Check each line of the material. Copy those containing "document".

[Excerpted data]
--------------------
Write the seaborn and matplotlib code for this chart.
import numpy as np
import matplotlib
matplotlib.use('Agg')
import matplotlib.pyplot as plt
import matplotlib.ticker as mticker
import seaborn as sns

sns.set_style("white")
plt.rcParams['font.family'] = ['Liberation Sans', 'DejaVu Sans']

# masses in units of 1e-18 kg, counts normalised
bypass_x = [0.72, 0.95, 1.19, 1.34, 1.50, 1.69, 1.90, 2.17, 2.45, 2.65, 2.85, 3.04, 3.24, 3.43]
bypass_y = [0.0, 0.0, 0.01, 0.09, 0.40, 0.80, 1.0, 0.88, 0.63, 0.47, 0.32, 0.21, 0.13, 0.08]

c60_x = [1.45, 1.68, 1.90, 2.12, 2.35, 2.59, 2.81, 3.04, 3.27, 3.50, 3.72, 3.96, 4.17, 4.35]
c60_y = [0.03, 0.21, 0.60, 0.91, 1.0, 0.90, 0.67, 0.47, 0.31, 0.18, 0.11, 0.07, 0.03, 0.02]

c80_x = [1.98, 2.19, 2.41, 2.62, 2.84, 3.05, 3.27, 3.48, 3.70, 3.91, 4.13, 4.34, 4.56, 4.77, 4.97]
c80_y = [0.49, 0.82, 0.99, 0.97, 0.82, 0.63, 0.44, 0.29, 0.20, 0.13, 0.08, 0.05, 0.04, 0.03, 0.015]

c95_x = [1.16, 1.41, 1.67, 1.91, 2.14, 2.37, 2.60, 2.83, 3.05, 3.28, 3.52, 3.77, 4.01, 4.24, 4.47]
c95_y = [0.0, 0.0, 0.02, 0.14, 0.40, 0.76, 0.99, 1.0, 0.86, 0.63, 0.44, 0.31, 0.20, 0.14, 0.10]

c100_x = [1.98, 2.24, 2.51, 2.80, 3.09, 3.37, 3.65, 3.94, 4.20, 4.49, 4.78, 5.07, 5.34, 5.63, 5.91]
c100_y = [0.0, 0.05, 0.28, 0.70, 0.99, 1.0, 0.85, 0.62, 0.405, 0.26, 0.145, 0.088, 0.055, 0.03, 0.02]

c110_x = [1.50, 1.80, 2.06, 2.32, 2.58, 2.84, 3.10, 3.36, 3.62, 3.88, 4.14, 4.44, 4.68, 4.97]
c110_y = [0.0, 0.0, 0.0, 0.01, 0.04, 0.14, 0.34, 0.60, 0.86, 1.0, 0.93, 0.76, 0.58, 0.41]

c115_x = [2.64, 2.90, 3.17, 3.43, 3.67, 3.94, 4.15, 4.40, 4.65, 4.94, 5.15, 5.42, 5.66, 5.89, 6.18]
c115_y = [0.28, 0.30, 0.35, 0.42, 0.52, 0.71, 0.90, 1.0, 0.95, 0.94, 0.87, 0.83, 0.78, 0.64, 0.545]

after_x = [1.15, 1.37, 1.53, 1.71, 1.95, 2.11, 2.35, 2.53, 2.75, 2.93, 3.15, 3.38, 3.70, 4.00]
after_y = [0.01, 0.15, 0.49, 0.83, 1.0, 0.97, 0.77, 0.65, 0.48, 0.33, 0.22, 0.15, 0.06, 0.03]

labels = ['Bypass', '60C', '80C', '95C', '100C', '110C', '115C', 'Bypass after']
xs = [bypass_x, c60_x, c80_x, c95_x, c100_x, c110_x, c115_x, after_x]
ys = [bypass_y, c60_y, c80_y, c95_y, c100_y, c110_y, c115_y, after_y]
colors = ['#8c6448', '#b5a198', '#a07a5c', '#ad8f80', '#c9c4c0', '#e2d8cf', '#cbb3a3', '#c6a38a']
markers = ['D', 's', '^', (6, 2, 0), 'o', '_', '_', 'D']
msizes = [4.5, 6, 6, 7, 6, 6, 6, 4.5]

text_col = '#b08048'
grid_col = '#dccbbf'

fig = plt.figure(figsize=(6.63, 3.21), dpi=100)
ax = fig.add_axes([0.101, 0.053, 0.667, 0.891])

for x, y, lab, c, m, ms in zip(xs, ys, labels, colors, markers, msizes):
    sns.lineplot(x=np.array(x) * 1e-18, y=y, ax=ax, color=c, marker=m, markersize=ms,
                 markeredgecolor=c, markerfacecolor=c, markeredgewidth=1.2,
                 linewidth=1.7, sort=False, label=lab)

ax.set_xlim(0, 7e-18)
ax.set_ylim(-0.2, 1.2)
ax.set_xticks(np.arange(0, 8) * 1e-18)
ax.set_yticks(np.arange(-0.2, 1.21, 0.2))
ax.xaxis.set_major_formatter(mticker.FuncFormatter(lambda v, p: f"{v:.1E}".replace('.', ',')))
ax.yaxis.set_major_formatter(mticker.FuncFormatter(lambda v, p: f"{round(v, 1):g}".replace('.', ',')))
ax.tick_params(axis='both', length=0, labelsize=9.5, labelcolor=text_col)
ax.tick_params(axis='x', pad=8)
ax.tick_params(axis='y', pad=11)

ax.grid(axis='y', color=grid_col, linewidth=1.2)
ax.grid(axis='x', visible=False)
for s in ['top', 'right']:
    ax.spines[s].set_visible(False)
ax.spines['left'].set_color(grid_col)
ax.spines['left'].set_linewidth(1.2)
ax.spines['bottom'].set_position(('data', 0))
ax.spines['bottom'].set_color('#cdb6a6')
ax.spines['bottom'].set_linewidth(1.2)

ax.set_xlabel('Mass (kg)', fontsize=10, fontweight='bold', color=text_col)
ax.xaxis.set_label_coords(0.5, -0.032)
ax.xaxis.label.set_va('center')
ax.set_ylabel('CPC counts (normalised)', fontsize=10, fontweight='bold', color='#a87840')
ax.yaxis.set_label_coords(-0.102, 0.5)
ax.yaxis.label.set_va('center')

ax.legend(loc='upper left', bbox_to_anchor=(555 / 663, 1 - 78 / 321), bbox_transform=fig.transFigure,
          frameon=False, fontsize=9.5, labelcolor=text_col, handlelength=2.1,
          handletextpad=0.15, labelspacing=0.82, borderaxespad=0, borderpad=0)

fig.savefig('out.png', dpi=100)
--------------------
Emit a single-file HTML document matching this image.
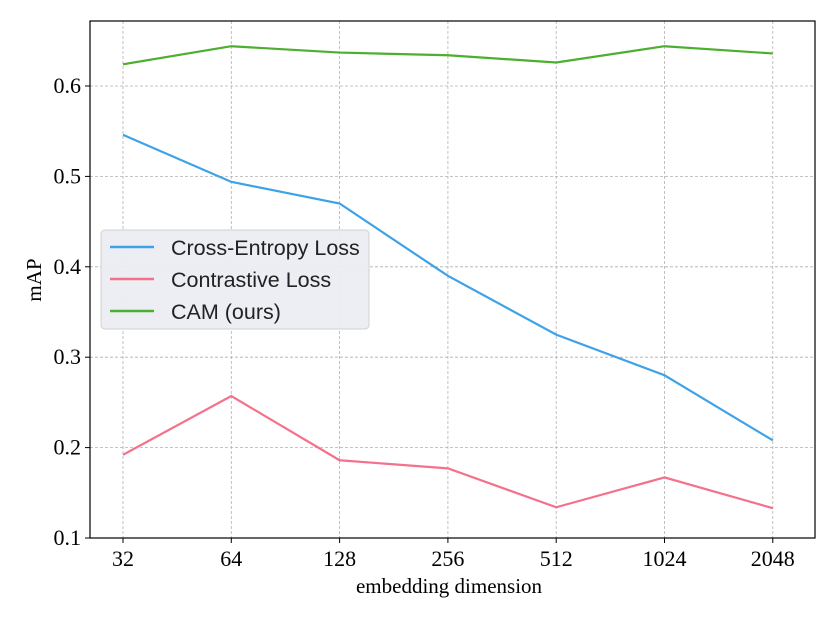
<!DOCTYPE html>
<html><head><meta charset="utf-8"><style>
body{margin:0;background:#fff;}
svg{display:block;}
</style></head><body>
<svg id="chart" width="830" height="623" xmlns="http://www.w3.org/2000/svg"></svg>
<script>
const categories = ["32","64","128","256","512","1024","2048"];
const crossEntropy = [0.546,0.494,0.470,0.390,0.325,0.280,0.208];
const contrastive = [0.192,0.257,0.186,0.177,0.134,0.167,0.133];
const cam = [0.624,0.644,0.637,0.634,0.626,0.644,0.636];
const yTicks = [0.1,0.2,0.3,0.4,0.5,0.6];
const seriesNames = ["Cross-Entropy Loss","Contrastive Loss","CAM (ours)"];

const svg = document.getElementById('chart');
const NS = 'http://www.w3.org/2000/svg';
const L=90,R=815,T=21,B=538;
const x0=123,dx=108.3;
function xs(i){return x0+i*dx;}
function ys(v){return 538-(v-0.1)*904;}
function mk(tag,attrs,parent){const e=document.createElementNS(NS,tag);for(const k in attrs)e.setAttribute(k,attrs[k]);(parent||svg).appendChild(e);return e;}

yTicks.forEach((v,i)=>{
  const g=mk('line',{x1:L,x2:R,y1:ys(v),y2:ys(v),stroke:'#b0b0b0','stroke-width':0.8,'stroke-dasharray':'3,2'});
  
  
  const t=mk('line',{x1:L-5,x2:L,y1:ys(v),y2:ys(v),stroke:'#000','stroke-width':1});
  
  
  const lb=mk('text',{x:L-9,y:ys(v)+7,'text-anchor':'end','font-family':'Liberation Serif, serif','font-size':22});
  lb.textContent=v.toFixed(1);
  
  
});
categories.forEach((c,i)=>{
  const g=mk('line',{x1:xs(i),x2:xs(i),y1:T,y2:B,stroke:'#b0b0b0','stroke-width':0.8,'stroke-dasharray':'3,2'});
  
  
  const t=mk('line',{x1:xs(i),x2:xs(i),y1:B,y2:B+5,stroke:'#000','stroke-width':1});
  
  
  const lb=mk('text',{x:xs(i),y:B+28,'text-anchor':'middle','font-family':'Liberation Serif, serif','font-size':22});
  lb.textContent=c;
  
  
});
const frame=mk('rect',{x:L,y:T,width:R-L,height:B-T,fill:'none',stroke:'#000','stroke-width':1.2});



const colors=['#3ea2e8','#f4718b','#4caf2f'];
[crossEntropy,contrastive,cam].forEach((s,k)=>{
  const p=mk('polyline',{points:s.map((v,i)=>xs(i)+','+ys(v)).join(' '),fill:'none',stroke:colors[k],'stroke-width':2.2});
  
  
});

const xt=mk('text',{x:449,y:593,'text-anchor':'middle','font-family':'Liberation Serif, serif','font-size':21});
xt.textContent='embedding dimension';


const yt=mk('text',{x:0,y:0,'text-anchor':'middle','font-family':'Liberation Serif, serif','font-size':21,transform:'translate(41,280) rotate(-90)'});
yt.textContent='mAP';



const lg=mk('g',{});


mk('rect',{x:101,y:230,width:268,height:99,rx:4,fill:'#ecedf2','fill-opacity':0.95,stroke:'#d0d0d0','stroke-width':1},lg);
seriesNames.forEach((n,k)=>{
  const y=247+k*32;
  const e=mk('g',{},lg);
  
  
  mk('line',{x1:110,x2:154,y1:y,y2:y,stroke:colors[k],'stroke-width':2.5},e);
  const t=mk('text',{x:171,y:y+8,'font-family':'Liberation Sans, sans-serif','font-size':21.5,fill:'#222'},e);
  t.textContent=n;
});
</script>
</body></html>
--------------------
[Solution]
Emit a single-file HTML document matching this image.
const svg = document.getElementById('chart');
function mk(tag,attrs,parent){const e=document.createElementNS(NS,tag);for(const k in attrs)e.setAttribute(k,attrs[k]);(parent||svg).appendChild(e);return e;}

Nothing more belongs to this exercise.